Mais, dès qu’il s’agissait de désigner l’emplacement de cet Éden, chaque peuple avait une tradition différente. Les tribus qui vivaient entre l’Euphrate et la Méditerranée le croyaient à l’orient et nommaient l’Arménie et le mont Ararat ; les habitants de la Perse le voyaient au nord, du côté de la. Bactriane ; quelques-uns désignaient l’Inde, d’autres les bords de la Caspienne. On parlait de grands fleuves qui partaient de cette heureuse contrée, pour couler ensuite dans des directions différentes : seulement, on nommait soit l’Euphrate et le Tigre, soit l’Inclus ou l’Oxus. Naguère encore, on regardait les contrées situées au pied du Caucase comme celles qui se rapportaient le mieux à cette tradition, tandis qu’aujourd’hui, les pays qui avoisinent le plateau de Pamir sont regardés comme y répondant plus exactement. Mais il est un fait remarquable, c’est que tous les endroits que la tradition désigne comme ayant été un jardin délicieux, montrent des contrées âpres et stériles, des climats rudes et des terrains bouleversés où il ne semble pas que la vie ait jamais pu être douce et facile. Les traditions relatives au déluge sont, comme celles du paradis terrestre, communes  à tous les peuples de l’Orient.

L’origine des grandes monarchies asiatiques repose également sur des données historiques extrêmement incertaines. C’est à des personnages mythiques, comme Ninus et Sémiramis,que lei historiens grecs, attribuaient la formation des plus anciens empires. Le nom de Sémiramis était toujours invoqué quand il s’agissait de designer des constructions gigantesques dont l’origine était inconnue. Le premier empire d’Assyrie dura jusqu’à Sardanapale, prince que les historiens représentent comme très efféminé et avec lequel la monarchie succomba.

La formation du royaume de Médie fut le premier résultat de cette chute, mais un second empire d’Assyrie ne tarda pas à se former. Ce fut alors la grande époque de Babylone, car Ninive avait été détruite de fond en comble. Une nouvelle Ninive, pourtant, s’éleva sur les, ruines de la ville ancienne, et ce sont les débris de cette seconde, capitale qu’on voit aujourd’hui dans les musées de Paris et de Londres.

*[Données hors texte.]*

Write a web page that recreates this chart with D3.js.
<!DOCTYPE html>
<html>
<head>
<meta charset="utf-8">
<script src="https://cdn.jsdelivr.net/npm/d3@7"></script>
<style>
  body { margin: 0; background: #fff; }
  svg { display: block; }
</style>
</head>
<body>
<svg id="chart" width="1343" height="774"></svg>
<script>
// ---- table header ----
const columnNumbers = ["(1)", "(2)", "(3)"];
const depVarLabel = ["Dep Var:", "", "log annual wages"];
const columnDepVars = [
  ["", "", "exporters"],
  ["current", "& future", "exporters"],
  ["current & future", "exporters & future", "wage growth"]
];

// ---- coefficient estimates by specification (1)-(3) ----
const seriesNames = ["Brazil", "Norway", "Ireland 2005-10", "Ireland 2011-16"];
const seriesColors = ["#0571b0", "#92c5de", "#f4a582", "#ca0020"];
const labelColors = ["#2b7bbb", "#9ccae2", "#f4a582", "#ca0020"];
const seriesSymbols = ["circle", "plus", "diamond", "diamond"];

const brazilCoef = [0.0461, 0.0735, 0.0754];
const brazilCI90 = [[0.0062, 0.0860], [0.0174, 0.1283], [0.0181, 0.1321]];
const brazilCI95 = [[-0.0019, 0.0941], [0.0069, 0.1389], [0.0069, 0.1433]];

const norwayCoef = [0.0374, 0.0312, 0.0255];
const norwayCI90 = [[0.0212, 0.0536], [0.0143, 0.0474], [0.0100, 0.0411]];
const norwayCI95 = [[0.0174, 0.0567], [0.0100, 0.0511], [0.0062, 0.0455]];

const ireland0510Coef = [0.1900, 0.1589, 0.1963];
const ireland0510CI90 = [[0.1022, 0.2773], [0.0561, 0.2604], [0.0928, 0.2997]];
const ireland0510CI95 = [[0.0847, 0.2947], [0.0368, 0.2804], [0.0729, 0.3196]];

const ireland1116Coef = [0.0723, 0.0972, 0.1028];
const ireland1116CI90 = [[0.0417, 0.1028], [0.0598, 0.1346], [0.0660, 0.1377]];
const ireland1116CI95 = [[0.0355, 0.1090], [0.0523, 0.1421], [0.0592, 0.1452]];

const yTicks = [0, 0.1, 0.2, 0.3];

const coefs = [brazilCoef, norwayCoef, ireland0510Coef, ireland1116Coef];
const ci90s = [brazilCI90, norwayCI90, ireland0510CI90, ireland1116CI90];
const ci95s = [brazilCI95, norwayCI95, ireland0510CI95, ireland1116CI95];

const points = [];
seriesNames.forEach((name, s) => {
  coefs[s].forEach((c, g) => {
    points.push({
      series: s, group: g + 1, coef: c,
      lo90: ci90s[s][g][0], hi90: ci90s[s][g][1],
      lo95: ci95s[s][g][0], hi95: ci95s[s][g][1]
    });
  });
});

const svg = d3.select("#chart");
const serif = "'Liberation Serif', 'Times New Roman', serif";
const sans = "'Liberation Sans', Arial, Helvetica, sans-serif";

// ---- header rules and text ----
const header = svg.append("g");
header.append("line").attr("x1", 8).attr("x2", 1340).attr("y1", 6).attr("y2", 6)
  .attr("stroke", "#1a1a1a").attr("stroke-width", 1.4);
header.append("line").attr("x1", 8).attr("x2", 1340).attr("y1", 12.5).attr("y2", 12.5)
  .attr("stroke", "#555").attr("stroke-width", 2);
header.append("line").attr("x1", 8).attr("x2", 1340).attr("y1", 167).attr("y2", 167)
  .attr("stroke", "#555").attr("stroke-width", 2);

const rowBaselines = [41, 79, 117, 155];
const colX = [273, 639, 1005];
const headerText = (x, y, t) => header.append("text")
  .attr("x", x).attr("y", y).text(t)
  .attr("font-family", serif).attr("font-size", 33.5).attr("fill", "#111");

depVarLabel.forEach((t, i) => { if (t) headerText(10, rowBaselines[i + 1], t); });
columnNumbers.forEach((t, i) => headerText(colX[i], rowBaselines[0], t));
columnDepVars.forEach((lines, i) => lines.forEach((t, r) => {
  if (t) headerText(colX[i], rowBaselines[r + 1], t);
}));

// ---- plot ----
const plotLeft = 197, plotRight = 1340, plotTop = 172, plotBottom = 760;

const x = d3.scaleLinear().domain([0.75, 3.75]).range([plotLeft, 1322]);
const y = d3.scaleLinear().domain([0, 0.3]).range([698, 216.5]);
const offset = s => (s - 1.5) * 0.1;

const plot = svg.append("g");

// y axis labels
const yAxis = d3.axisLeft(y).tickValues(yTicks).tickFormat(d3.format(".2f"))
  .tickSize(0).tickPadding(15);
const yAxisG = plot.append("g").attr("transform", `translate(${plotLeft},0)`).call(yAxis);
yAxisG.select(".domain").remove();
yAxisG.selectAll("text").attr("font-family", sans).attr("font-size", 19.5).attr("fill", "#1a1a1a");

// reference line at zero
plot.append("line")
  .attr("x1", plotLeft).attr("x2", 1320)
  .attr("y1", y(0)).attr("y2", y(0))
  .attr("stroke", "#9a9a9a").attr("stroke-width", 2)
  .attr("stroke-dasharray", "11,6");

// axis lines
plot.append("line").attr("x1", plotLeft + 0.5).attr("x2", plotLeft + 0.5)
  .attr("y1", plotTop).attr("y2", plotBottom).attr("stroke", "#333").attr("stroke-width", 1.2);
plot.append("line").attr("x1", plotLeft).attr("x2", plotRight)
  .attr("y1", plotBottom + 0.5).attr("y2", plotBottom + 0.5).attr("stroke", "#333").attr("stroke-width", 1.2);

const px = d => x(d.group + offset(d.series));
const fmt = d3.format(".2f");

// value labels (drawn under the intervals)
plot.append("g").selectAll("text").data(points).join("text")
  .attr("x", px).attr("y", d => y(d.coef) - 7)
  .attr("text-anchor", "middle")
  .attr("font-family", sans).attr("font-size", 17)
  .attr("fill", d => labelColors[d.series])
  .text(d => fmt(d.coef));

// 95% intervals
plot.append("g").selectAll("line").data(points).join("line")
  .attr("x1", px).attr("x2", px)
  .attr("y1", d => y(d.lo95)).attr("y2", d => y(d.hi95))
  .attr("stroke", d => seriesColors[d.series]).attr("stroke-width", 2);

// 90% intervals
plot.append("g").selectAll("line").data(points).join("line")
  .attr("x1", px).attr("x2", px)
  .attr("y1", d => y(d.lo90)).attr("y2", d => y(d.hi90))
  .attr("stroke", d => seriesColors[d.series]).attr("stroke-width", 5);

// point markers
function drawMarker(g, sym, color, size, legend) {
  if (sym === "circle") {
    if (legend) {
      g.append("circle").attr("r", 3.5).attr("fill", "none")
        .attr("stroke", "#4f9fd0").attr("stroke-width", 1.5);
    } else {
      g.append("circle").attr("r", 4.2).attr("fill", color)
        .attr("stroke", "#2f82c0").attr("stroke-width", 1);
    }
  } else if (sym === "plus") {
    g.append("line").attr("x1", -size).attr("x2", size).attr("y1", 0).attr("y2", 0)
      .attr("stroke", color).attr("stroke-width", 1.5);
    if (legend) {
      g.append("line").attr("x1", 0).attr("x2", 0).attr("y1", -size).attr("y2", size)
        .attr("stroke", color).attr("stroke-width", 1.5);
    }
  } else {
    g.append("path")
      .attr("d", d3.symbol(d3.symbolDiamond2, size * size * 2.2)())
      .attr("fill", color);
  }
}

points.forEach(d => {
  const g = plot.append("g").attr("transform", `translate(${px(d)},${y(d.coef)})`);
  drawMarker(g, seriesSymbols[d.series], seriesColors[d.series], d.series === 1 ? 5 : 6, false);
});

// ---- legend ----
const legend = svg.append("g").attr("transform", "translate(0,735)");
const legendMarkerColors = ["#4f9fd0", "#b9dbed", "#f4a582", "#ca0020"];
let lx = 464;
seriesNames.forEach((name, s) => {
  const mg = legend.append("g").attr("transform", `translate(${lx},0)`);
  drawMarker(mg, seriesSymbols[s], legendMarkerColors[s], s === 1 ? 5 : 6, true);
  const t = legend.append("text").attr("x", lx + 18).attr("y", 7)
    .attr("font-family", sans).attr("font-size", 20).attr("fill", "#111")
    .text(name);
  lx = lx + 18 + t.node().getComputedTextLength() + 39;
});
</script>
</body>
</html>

La puissance des Perses commence avec Cyrus, et s’étend bientôt depuis l’Indus jusqu’à la Méditerranée : le royaume de Lydie, malgré les efforts de Crésus, tombe au pouvoir de Cyrus, en sorte que les villes grecques du littoral se trouvèrent réunies au royaume de Perse, auquel Cambyse joignit encore l’Égypte dont il s’était emparé.

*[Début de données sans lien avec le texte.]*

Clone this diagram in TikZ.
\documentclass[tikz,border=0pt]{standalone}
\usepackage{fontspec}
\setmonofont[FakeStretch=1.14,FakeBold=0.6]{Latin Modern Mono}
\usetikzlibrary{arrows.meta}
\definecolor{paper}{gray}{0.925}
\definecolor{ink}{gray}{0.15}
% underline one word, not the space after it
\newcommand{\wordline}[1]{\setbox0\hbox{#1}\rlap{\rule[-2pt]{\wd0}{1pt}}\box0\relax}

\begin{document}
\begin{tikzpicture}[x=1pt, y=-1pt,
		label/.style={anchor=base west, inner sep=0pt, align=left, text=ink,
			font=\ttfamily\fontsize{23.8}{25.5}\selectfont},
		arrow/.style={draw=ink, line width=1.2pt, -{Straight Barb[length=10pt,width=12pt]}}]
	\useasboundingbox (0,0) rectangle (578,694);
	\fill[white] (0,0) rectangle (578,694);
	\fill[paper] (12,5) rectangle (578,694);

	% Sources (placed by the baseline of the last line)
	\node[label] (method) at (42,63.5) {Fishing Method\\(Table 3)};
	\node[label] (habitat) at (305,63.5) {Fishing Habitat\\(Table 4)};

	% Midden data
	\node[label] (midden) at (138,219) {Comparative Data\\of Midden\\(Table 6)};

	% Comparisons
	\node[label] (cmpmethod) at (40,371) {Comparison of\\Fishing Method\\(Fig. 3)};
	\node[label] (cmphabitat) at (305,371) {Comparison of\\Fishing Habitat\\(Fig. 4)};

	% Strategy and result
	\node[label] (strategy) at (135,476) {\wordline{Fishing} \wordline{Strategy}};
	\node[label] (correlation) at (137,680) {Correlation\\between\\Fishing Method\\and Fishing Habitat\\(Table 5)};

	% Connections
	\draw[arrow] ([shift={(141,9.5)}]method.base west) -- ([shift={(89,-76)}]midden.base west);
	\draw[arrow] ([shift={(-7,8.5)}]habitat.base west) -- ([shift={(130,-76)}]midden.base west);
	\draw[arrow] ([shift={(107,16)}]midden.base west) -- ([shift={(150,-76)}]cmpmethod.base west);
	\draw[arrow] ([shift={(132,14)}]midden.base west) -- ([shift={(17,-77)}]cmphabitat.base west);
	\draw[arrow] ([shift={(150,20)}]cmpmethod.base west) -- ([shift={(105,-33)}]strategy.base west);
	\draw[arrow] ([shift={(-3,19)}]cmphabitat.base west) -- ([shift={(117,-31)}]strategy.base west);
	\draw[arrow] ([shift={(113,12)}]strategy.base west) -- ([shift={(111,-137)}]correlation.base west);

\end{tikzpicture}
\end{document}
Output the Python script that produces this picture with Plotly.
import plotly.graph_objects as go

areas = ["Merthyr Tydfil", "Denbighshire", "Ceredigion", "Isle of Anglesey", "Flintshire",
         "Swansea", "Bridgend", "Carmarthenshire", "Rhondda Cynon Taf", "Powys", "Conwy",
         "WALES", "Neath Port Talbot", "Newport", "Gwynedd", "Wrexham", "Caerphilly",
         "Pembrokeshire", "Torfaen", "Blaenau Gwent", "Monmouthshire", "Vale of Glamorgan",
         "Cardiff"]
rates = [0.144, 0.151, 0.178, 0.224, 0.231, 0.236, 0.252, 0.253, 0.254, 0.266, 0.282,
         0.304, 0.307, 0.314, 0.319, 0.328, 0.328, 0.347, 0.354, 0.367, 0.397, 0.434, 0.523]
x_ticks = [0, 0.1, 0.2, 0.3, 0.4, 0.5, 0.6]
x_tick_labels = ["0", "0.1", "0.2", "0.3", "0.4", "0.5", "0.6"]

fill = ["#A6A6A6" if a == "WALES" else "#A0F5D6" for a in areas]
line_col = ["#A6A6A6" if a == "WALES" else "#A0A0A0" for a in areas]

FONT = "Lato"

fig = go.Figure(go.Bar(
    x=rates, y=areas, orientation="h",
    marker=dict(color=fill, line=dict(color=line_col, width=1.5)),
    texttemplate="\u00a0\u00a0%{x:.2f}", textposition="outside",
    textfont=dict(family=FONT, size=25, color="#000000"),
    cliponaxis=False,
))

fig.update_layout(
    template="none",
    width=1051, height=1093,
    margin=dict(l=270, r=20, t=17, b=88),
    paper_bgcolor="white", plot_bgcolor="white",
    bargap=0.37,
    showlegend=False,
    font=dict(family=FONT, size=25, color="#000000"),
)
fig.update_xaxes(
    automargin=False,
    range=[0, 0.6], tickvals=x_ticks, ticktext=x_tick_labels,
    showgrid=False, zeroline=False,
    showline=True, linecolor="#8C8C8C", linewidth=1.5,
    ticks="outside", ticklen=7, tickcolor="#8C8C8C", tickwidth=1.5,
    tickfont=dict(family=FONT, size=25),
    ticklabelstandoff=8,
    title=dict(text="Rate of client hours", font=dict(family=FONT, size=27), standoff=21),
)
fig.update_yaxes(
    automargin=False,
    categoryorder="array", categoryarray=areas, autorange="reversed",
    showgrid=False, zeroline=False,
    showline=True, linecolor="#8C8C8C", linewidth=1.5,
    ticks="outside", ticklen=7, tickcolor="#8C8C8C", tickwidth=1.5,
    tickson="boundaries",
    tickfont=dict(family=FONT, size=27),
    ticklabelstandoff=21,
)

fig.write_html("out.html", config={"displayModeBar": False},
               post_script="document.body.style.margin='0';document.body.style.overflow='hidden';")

Ce .formidable empire succombe pourtant, à son tour, devant les armes victorieuses d’Alexandre, et les rois grecs de Syrie parviennent à en garder une grande partie sous leur autorité. Ils se trouvent bientôt en face des Romains qui les absorbent, mais ceux-ci sont arrêtés par les Parthes Arsacides ; et c’est à peine s’ils peuvent maintenir leur autorité, qui ne s’étend jamais au delà de l’Euphrate. Enfin, le second royaume de Perse se fonde et les princes des dynasties Sassanides, repoussant définitivement les Romains du Bas-Empire, restent maîtres du pays jusqu’à l’avènement de l’Islamisme, époque qui marque là fin du monde antique en Orient.

Ces empires qui se succèdent en Orient, si grande qu’ait été leur étendue, peuvent difficilement franchir certaines limites. L’Arabie au sud, l’Inde à l’ouest, la Bactriane au nord-ouest, et la Scythie au nord, sont des contrées où les anciens pénétrèrent quelquefois comme soldats, mais où ils ne purent jamais établir solidement leur civilisation.